My biggest accomplishment is being invited consistently to create, contribute and execute an event that is a bookmark in the lives of so many listeners. And all that excitement is created through the magic of radio. What are the events? TJFR & TJFV...
9) What have you learned about yourself, others, or life in general in your downtime?
I've learned the art of appreciation and value. Everything happens for a reason and when things happen there are lessons to be learned. You either learn or are doomed to repeat until you do.
10) Having been through all you have dealt with in this biz, what advice would you give people trying to break in?
The advice I would give all new comers to the biz is this: Leave your ego at the door and be willing to listen and learn. Be willing to accept things you can't change. Make integrity part of your arsenal in winning. Look at people's actions more than their words and when you do a job, do it well. If you want to grow you have to go. Don't be hesitant about trying other formats or markets. I could go on but I'll keep it short.
Care to contribute a recipe for our "On The Beach" cookbook?
"The Comfort Sandwich"
- Grab your favorite lunch meat of choice.
- Grab your favorite cheese of choice.
- Place the meat on a paper plate (2 pieces of meat per sandwich).

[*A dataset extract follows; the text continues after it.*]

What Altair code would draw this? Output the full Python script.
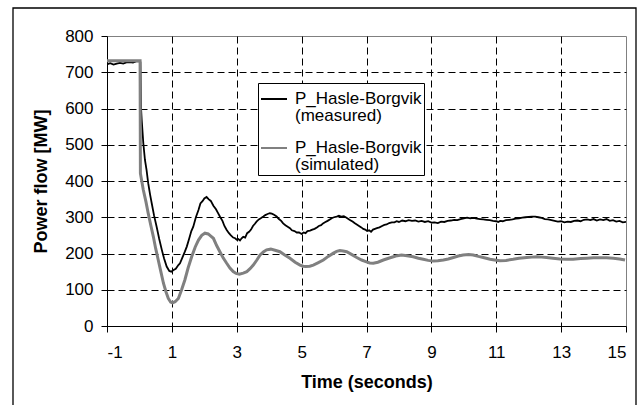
import altair as alt
import pandas as pd

# ---- data ----
t_meas = [-1.0, -0.9, -0.8, -0.7, -0.6, -0.5, -0.4, -0.3, -0.2, -0.1, 0.0, 0.03, 0.05, 0.07,
          0.12, 0.17, 0.22, 0.27, 0.33, 0.38, 0.45, 0.53, 0.61, 0.69, 0.76, 0.84, 0.92, 0.98,
          1.04, 1.12, 1.2, 1.25, 1.33, 1.4, 1.46, 1.53, 1.6, 1.66, 1.74, 1.82, 1.88, 1.95,
          2.0, 2.07, 2.13, 2.2, 2.28, 2.36, 2.42, 2.48, 2.56, 2.62, 2.69, 2.76, 2.82, 2.89,
          2.95, 3.0, 3.05, 3.1, 3.15, 3.2, 3.26, 3.32, 3.38, 3.44, 3.5, 3.56, 3.61, 3.68,
          3.74, 3.82, 3.88, 3.95, 4.02, 4.08, 4.15, 4.23, 4.3, 4.37, 4.43, 4.5, 4.57, 4.64,
          4.7, 4.78, 4.85, 4.92, 5.0, 5.06, 5.12, 5.18, 5.26, 5.33, 5.4, 5.47, 5.53, 5.6,
          5.66, 5.72, 5.8, 5.87, 5.94, 6.0, 6.08, 6.15, 6.22, 6.3, 6.36, 6.43, 6.5, 6.57,
          6.63, 6.7, 6.77, 6.84, 6.9, 6.96, 7.02, 7.08, 7.14, 7.2, 7.26, 7.32, 7.4, 7.48,
          7.55, 7.62, 7.7, 7.78, 7.86, 7.93, 8.0, 8.1, 8.2, 8.3, 8.4, 8.5, 8.6, 8.7, 8.8,
          8.9, 9.0, 9.1, 9.2, 9.3, 9.4, 9.5, 9.6, 9.7, 9.8, 9.9, 10.0, 10.1, 10.2, 10.3,
          10.4, 10.5, 10.6, 10.7, 10.8, 10.9, 11.0, 11.06, 11.12, 11.2, 11.3, 11.4, 11.5,
          11.6, 11.7, 11.8, 11.9, 12.0, 12.1, 12.2, 12.3, 12.4, 12.5, 12.6, 12.7, 12.8,
          12.9, 13.0, 13.1, 13.2, 13.3, 13.4, 13.5, 13.6, 13.7, 13.8, 13.9, 14.0, 14.1,
          14.2, 14.3, 14.4, 14.5, 14.6, 14.7, 14.8, 14.9, 15.0]
p_meas = [722, 725, 721, 724, 726, 724, 727, 728, 727, 730, 731, 728, 600, 568,
          504, 458, 430, 394, 362, 338, 305, 274, 240, 210, 186, 164, 152, 150,
          154, 158, 168, 173, 190, 205, 219, 240, 262, 274, 300, 320, 338, 345,
          352, 356, 350, 345, 332, 322, 312, 302, 290, 276, 265, 256, 250, 244,
          242, 238, 240, 236, 242, 246, 244, 256, 260, 266, 276, 282, 288, 294,
          297, 302, 306, 309, 311, 310, 307, 302, 295, 290, 283, 278, 274, 270,
          264, 262, 258, 258, 254, 258, 256, 262, 263, 266, 268, 272, 276, 278,
          283, 286, 290, 294, 298, 300, 302, 304, 302, 303, 300, 296, 292, 288,
          284, 280, 276, 272, 268, 266, 262, 264, 260, 266, 268, 270, 272, 276,
          279, 280, 284, 286, 286, 289, 287, 291, 289, 292, 290, 291, 288, 290, 287,
          289, 285, 286, 284, 288, 287, 290, 291, 293, 292, 295, 297, 299, 297, 298,
          296, 295, 294, 293, 292, 290, 289, 287, 290, 289, 292, 293, 294,
          296, 297, 299, 300, 301, 302, 302, 300, 298, 295, 294, 292, 290,
          288, 289, 286, 288, 287, 290, 291, 289, 293, 294, 292, 295, 291,
          294, 292, 295, 290, 292, 288, 290, 286, 287]

t_sim = [-1.0, 0.0, 0.02, 0.03, 0.12, 0.2, 0.27, 0.35, 0.43, 0.5, 0.58, 0.66, 0.74, 0.82,
         0.89, 0.96, 1.02, 1.1, 1.2, 1.3, 1.4, 1.5, 1.61, 1.72, 1.82, 1.92, 2.02, 2.12,
         2.2, 2.28, 2.38, 2.48, 2.58, 2.69, 2.79, 2.89, 2.98, 3.08, 3.2, 3.31, 3.41, 3.51,
         3.62, 3.72, 3.82, 3.92, 4.05, 4.18, 4.33, 4.48, 4.64, 4.8, 4.95, 5.05, 5.13, 5.25,
         5.36, 5.5, 5.67, 5.82, 5.98, 6.08, 6.18, 6.28, 6.39, 6.55, 6.7, 6.85, 7.0, 7.1,
         7.21, 7.35, 7.52, 7.68, 7.83, 7.95, 8.08, 8.25, 8.44, 8.6, 8.75, 8.9, 9.06, 9.2,
         9.37, 9.52, 9.68, 9.83, 9.98, 10.15, 10.29, 10.45, 10.6, 10.81, 10.95, 11.11,
         11.3, 11.52, 11.7, 11.94, 12.1, 12.25, 12.4, 12.55, 12.75, 12.96, 13.15, 13.37,
         13.6, 13.79, 14.0, 14.2, 14.4, 14.61, 14.8, 14.97]
p_sim = [732, 732, 732, 421, 375, 343, 311, 278, 246, 214, 182, 150, 118, 94,
         76, 66, 64, 67, 76, 100, 127, 160, 191, 218, 237, 250, 256, 254,
         248, 242, 222, 205, 188, 173, 160, 150, 145, 143, 146, 150, 158, 168,
         182, 196, 204, 210, 212, 209, 205, 196, 187, 176, 168, 165, 164, 165,
         168, 174, 182, 192, 201, 206, 208, 207, 205, 197, 189, 182, 177, 174,
         173, 176, 182, 187, 191, 194, 196, 194, 191, 187, 184, 181, 179, 180,
         182, 185, 189, 193, 196, 197, 196, 192, 189, 184, 182, 180,
         181, 184, 187, 189, 190, 191, 190, 189, 187, 185, 184, 184,
         186, 187, 188, 188, 188, 187, 185, 182]

series_names = ["P_Hasle-Borgvik|(measured)", "P_Hasle-Borgvik|(simulated)"]
series_colors = ["#000000", "#808080"]
x_ticks = [-1, 1, 3, 5, 7, 9, 11, 13, 15]
y_ticks = [0, 100, 200, 300, 400, 500, 600, 700, 800]

df = pd.concat([
    pd.DataFrame({"t": t_meas, "p": p_meas, "series": series_names[0], "w": 1.8}),
    pd.DataFrame({"t": t_sim, "p": p_sim, "series": series_names[1], "w": 3.0}),
], ignore_index=True)

FONT = "Liberation Sans"

lines = alt.Chart(df).mark_line(clip=True).encode(
    x=alt.X("t:Q",
            scale=alt.Scale(domain=[-1, 15], nice=False, zero=False),
            axis=alt.Axis(values=x_ticks, title="Time (seconds)", tickSize=6,
                          labelPadding=12, titlePadding=13,
                          labelExpr="'' + datum.value",
                          gridOpacity={"condition": {"test": "datum.value == -1 || datum.value == 15", "value": 0}, "value": 1})),
    y=alt.Y("p:Q",
            scale=alt.Scale(domain=[0, 800], nice=False),
            axis=alt.Axis(values=y_ticks, title="Power flow [MW]", tickSize=6,
                          labelPadding=8, titlePadding=14,
                          gridOpacity={"condition": {"test": "datum.value == 0 || datum.value == 800", "value": 0}, "value": 1})),
    color=alt.Color("series:N",
                    scale=alt.Scale(domain=series_names, range=series_colors),
                    legend=alt.Legend(
                        title=None, orient="none", legendX=151, legendY=47,
                        symbolType="stroke", symbolSize=676, symbolStrokeWidth=2,
                        labelExpr="split(datum.label, '|')",
                        labelFont=FONT, labelFontSize=17, labelColor="#000",
                        labelLimit=400, labelOffset=7,
                        rowPadding=10, padding=2,
                        strokeColor="#000", fillColor="#ffffff")),
    strokeWidth=alt.StrokeWidth("w:Q", scale=None, legend=None),
)

frame = alt.Chart(pd.DataFrame({"k": [0]})).mark_rect(
    fill=None, stroke="#000", strokeWidth=1.3, clip=False
).encode(
    x=alt.value(-94), x2=alt.value(529), y=alt.value(-28), y2=alt.value(390)
)

chart = alt.layer(frame, lines).properties(
    width=519, height=290,
    autosize=alt.AutoSizeParams(type="none"),
    padding={"left": 107, "top": 36, "right": 16, "bottom": 79},
    background="#ffffff",
).configure(
    style={"guide-label": {"lineHeight": 16.5}}
).configure_view(
    stroke="#808080", strokeWidth=1
).configure_axis(
    labelFont=FONT, labelFontSize=17, labelColor="#000",
    titleFont=FONT, titleFontSize=18, titleFontWeight="bold", titleColor="#000",
    domainColor="#000", domainWidth=1, tickColor="#000", tickWidth=1,
    gridColor="#000", gridDash=[7, 4], gridWidth=1,
)

chart.save("out.html", embed_options={"renderer": "svg", "actions": False})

- Drop in microwave for about 1 minute.
- Make sure to spread your favorite condiment on one side of bread. For me it's Miracle Whip.
- Once you take the meat out the microwave place one piece of meat on the bread with your favorite condiment.
- Then place the cheese on top of that meat while it's hot.
- Place the second piece of meat on that cheese.
- Grab your favorite type of chips. I like to use either Doritos or BBQ Lays. Place a few chips on top of the last layer of meat. Then your bread.
- This particular comfort food and economic brilliance goes great with an ice cold glass of lemonade, root beer, or cream soda ... Enjoy!